Mass of the body: m = 2.50 kg;
Spring constant: k = 12.00 N/m;
Damping coeficient: b = 0.60 N.s/m;
Initial position (t = 0): x₀ = 0.20 m;
Initial velocity (t = 0): v₀ = 0.

Problem diagram:

We choose a reference frame with a positive direction pointing to the right. The block is moved to the position x₀ = 0.20 m and released from rest, v₀ = 0. When released, the spring force will act toward the equilibrium position (Figure 1). With this, we write the Initial Conditions of the problem

\[ \begin{gather} x(0)=0.20\;\text{m}\\[10pt] v_{0}=\frac{dx}{dt}=0 \end{gather} \]

Figure 1

Solution

a) Applying Newton's Second Law (Figure 1)

\[ \begin{gather} \bbox[#99CCFF,10px] {F=m\frac{d^{2}x}{dt^{2}}} \tag{I} \end{gather} \]

the forces acting on the block are the spring force \( {\vec{F}}_{S} \) and the damping force \( {\vec{F}}_{D} \) given, in magnitude, by

\[ \begin{gather} \bbox[#99CCFF,10px] {F_{S}=-kx} \tag{II-a} \end{gather} \]

\[ \begin{gather} \bbox[#99CCFF,10px] {F_{D}=-bv=-b\frac{dx}{dt}} \tag{II-b} \end{gather} \]

the minus sign in the spring force means that it acts against the direction of displacement of the block (acts toward the equilibrium), in the damping force means that it acts against the direction of the velocity (acts in the direction of braking the movement). Substituting the expressions of (II) into expression (I)

\[ \begin{gather} -kx-b\frac{dx}{dt}=m\frac{d^{2}x}{dt^{2}}\\[5pt] m\frac{d^{2}x}{dt^{2}}+b\frac{dx}{dt}+kx=0 \end{gather} \]

this is a Second Order Homogeneous Differential Equation. Dividing the equation by the mass m

\[ \begin{gather} \frac{d^{2}x}{dt^{2}}+\frac{b}{m}\frac{dx}{dt}+\frac{k}{m}x=0 \end{gather} \]

substituting the values given in the problem

\[ \begin{gather} \frac{d^{2}x}{dt^{2}}+\frac{0.60}{2.50}\frac{dx}{dt}+\frac{12.00}{2.50}x=0\\[5pt] \frac{d^{2}x}{dt^{2}}+0.24\frac{dx}{dt}+4.80x=0 \tag{III} \end{gather} \]

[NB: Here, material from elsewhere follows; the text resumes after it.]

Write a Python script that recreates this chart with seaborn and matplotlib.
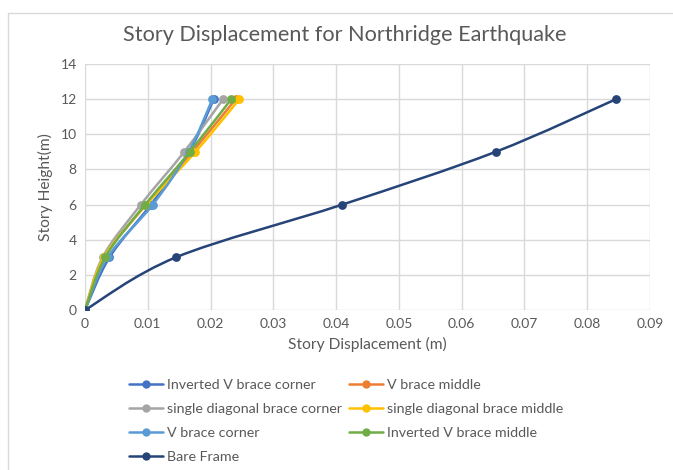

Solution of \( \frac{d^{2}x}{dt^{2}}+0.24\frac{dx}{dt}+4.80x=0 \)

The solution to this type of equation is found substituting

\[ \begin{gather} x=\operatorname{e}^{\lambda t}\\[5pt] \frac{dx}{dt}=\lambda \operatorname{e}^{\lambda t}\\[5pt] \frac{d^{2}x}{dt^{2}}=\lambda^{2}\operatorname{e}^{\lambda t} \end{gather} \]

substituting these values into the differential equation

\[ \begin{gather} \lambda^{2}\operatorname{e}^{\lambda t}+0.24\lambda\operatorname{e}^{\lambda t}+4.80\operatorname{e}^{\lambda t}=0\\[5pt] \operatorname{e}^{\lambda t}\left(\lambda ^{2}+0.24\lambda+4.80\right)=0\\[5pt] \lambda^{2}+0.24\lambda+4.80=\frac{0}{{\operatorname{e}}^{\lambda t}}\\[5pt] \lambda^{2}+0.24\lambda +4.80=0 \end{gather} \]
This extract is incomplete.